"All right. I can give you a little more speed if you want it."

"We shall have to be careful about Durand. The rest ought to be easy."

Smart returned to the bench, having surrendered his place at the bat to Peacock. Owen took a seat beside McGuffy. "You understand that you are to cover second if a man on first tries to steal, don't you?"

"Of course!" answered McGuffy, indignantly.

"I simply want to avoid a misunderstanding," retorted Owen. "I don't care to throw to centre field."

Peacock hit to Hayes, the shortstop, and was thrown out. Fletcher reached first base on balls, but was left there when Patterson sent a fly to Durand. The First team came in to bat once more.

Patterson put the first one over, and Durand met it, driving a grounder to Smart. The shortstop fumbled, and then, when it was too late to catch the fleet runner, threw wide and low to first. How Ames managed to get his mitt on the ball was hard to understand, but the mitt was there and the ball stopped. A new batsman came up, Peters, the right fielder; and Rob, glancing at the pair at first base, made up his mind that Durand was going to steal. So he signalled for a high out, and Peters whacked at it, though it was beyond his reach. Even as the ball struck in the pocket of his mitt, Rob's fingers clutched it; his right leg went out and his arm came back simultaneously; like a flash the arm returned, the wrist snapped forward, and the ball shot straight and swift in a line for second. But alas! there was no one on second to receive it! McGuffy was on the way there, but although he arrived before Durand, the ball was already spinning toward centre field. Fletcher let it slip between his ankles, and Durand jogged easily home.

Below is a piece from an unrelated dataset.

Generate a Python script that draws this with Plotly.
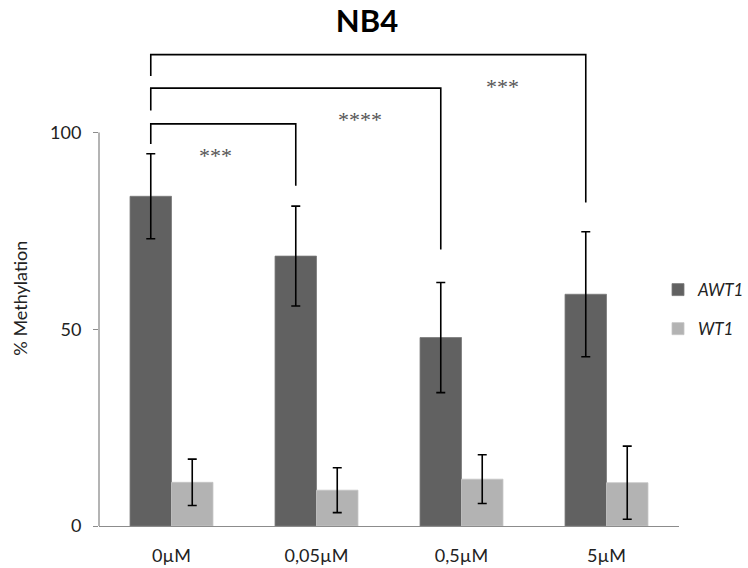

This was poor work. Rob pounded his fist into the hole of his mitt, disgusted and indignant. But Patterson was waiting for the signal, and there was no chance to give to McGuffy the few forcible suggestions which Rob felt that he ought to be privileged to make. Patterson settled Peters with two high ones in succession; the first a poor one which he struck at, the second a good one which he did not recognize. Then Hayes hit to Patterson and was thrown out; and Borland, after two fouls, was caught on a swift jump ball and retired, muttering hard things at the umpire.

And now Rob had another opportunity at the bat. He still felt the sore spot on his back where O'Connell had potted him on his first appearance, but he stood up to the plate just as courageously as before, confident that O'Connell would not repeat the offence. The pitcher gave two balls, then put one squarely over, which Rob was fortunate enough to hit "on the nose." It sped away in a line over the third baseman's head out into the debatable ground, bounced just inside the foul line, then out, and rolled away into the far corner of the field. Rob raced past first and second, and reached third in safety just before the ball bounded into Durand's hands. Here he stayed while Allis went out on a hit to the second baseman, and Rorbach, waiting patiently, heard two strikes and three balls called. O'Connell dreaded a record of many bases on balls more than an additional run; so he tried to satisfy the umpire by putting one directly over, and Rorbach cracked it whizzing by O'Connell's head out over second base. Rob came home at his leisure. Then stubby McGuffy turned his freckled face toward the pitcher, and by hitting to O'Connell unintentionally sacrificed Rorbach to second; and big Ames, with his woodchopper's swing, drove another long hit into right field and brought Rorbach in. Smart, with the resignation of a fatalist, struck out.